If you don’t like competition, then why not just give regular riders a car?  Maybe one of those new NANOs they make in India (www.tatamotors.com) that sell for $2500.  We’d still save money!  Don’t Phoenix Flagstaff and just say no to feeding the transit leviathan.

Dennis Foster has a Ph.D. in economics, teaches at the university level, is an avid Grand Canyon hiker and relied on data in the Flagstaff Five-Year Transit Plan for this commentary.

     While some transit propositions failed in the last election, one notion kicked around was that there wasn't any political group championing its cause.  Well, that was not the case this time around, with a group formed to raise money to post up signs around town extolling voters to approve these propositions.  The theme of these signs is to "let the mountain line thrive," so I decided to call my blog on this, "let the mountain line die."  

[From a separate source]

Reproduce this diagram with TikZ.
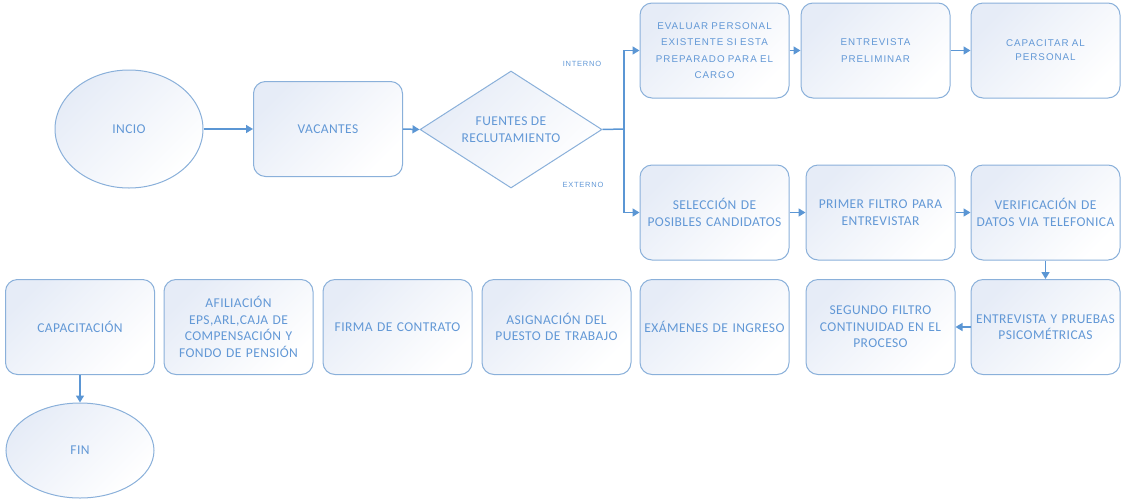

     One problem that is well illustrated by this issue is that most people think that the market would never provide mass transit service.  That is only true because of restrictions and regulations.  And, at a subsidy of more than the cost of taking a taxi, on a per person, per mile traveled basis, certainly no market participants would come up with the same kind of system that the government has.

     This commentary got a lot of feedback - plenty of web comments, and follow-up letters to the editor.  Mostly, they just reinforce the entitlement notion - taxpayers should pay for them to use this costly mode of transport.  The bus system director also wrote a commentary, and while he noted that sometimes buses are full, didn't provide any updated values to the number of passengers carried per bus mile traveled.

     All five propositions passed by a wide margin.  So it goes.